Exercise goal: All the data should be repeated exactly. Any image in it is left out.

Data section:
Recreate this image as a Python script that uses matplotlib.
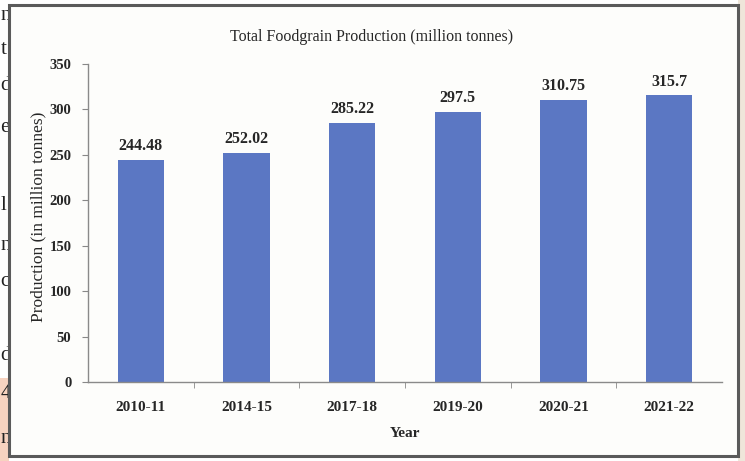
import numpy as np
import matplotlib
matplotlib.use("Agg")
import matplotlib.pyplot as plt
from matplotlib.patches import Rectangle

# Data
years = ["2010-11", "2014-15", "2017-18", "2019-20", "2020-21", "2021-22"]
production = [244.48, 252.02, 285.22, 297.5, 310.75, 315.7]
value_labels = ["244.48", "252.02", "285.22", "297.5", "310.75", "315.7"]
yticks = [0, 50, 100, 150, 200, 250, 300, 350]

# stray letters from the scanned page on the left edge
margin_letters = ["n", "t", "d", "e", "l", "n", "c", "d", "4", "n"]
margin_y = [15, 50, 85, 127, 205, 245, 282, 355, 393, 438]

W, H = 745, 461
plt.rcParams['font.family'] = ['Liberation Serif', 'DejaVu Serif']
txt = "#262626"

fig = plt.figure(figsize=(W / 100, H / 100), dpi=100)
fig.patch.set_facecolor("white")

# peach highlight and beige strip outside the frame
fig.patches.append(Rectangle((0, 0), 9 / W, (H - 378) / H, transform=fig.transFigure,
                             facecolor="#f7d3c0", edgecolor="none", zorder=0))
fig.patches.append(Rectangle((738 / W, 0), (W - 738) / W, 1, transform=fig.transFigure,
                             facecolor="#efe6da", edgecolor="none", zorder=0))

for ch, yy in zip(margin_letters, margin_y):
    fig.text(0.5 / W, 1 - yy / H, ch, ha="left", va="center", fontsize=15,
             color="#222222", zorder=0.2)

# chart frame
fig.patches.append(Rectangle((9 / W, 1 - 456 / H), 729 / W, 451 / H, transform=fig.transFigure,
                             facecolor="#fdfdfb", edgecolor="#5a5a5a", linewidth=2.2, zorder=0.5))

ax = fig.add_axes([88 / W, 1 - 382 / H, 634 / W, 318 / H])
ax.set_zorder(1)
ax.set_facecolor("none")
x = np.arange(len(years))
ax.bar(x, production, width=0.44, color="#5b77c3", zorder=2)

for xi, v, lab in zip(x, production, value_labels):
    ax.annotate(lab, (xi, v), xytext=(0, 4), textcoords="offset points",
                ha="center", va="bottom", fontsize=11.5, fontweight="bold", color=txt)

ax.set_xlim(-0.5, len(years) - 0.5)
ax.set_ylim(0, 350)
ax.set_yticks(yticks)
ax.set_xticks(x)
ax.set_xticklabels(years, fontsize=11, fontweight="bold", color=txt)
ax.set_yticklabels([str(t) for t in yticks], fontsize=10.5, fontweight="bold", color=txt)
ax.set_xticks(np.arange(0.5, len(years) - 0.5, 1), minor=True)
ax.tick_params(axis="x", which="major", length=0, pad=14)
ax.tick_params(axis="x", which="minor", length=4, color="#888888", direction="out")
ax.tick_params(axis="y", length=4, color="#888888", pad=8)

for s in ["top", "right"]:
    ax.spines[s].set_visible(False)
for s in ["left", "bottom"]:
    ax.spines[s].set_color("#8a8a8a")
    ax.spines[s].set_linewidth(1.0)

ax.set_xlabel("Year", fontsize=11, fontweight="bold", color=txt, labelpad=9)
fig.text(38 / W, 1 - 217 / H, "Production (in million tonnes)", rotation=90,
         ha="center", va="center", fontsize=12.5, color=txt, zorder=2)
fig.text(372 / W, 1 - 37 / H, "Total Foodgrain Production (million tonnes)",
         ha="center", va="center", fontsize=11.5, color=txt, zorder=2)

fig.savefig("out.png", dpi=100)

Result of the task:
Recreate this image as a Python script that uses matplotlib.
import numpy as np
import matplotlib
matplotlib.use("Agg")
import matplotlib.pyplot as plt
from matplotlib.patches import Rectangle

# Data
years = ["2010-11", "2014-15", "2017-18", "2019-20", "2020-21", "2021-22"]
production = [244.48, 252.02, 285.22, 297.5, 310.75, 315.7]
value_labels = ["244.48", "252.02", "285.22", "297.5", "310.75", "315.7"]
yticks = [0, 50, 100, 150, 200, 250, 300, 350]

# stray letters from the scanned page on the left edge
margin_letters = ["n", "t", "d", "e", "l", "n", "c", "d", "4", "n"]
margin_y = [15, 50, 85, 127, 205, 245, 282, 355, 393, 438]

W, H = 745, 461
plt.rcParams['font.family'] = ['Liberation Serif', 'DejaVu Serif']
txt = "#262626"

fig = plt.figure(figsize=(W / 100, H / 100), dpi=100)
fig.patch.set_facecolor("white")

# peach highlight and beige strip outside the frame
fig.patches.append(Rectangle((0, 0), 9 / W, (H - 378) / H, transform=fig.transFigure,
                             facecolor="#f7d3c0", edgecolor="none", zorder=0))
fig.patches.append(Rectangle((738 / W, 0), (W - 738) / W, 1, transform=fig.transFigure,
                             facecolor="#efe6da", edgecolor="none", zorder=0))

for ch, yy in zip(margin_letters, margin_y):
    fig.text(0.5 / W, 1 - yy / H, ch, ha="left", va="center", fontsize=15,
             color="#222222", zorder=0.2)

# chart frame
fig.patches.append(Rectangle((9 / W, 1 - 456 / H), 729 / W, 451 / H, transform=fig.transFigure,
                             facecolor="#fdfdfb", edgecolor="#5a5a5a", linewidth=2.2, zorder=0.5))

ax = fig.add_axes([88 / W, 1 - 382 / H, 634 / W, 318 / H])
ax.set_zorder(1)
ax.set_facecolor("none")
x = np.arange(len(years))
ax.bar(x, production, width=0.44, color="#5b77c3", zorder=2)

for xi, v, lab in zip(x, production, value_labels):
    ax.annotate(lab, (xi, v), xytext=(0, 4), textcoords="offset points",
                ha="center", va="bottom", fontsize=11.5, fontweight="bold", color=txt)

ax.set_xlim(-0.5, len(years) - 0.5)
ax.set_ylim(0, 350)
ax.set_yticks(yticks)
ax.set_xticks(x)
ax.set_xticklabels(years, fontsize=11, fontweight="bold", color=txt)
ax.set_yticklabels([str(t) for t in yticks], fontsize=10.5, fontweight="bold", color=txt)
ax.set_xticks(np.arange(0.5, len(years) - 0.5, 1), minor=True)
ax.tick_params(axis="x", which="major", length=0, pad=14)
ax.tick_params(axis="x", which="minor", length=4, color="#888888", direction="out")
ax.tick_params(axis="y", length=4, color="#888888", pad=8)

for s in ["top", "right"]:
    ax.spines[s].set_visible(False)
for s in ["left", "bottom"]:
    ax.spines[s].set_color("#8a8a8a")
    ax.spines[s].set_linewidth(1.0)

ax.set_xlabel("Year", fontsize=11, fontweight="bold", color=txt, labelpad=9)
fig.text(38 / W, 1 - 217 / H, "Production (in million tonnes)", rotation=90,
         ha="center", va="center", fontsize=12.5, color=txt, zorder=2)
fig.text(372 / W, 1 - 37 / H, "Total Foodgrain Production (million tonnes)",
         ha="center", va="center", fontsize=11.5, color=txt, zorder=2)

fig.savefig("out.png", dpi=100)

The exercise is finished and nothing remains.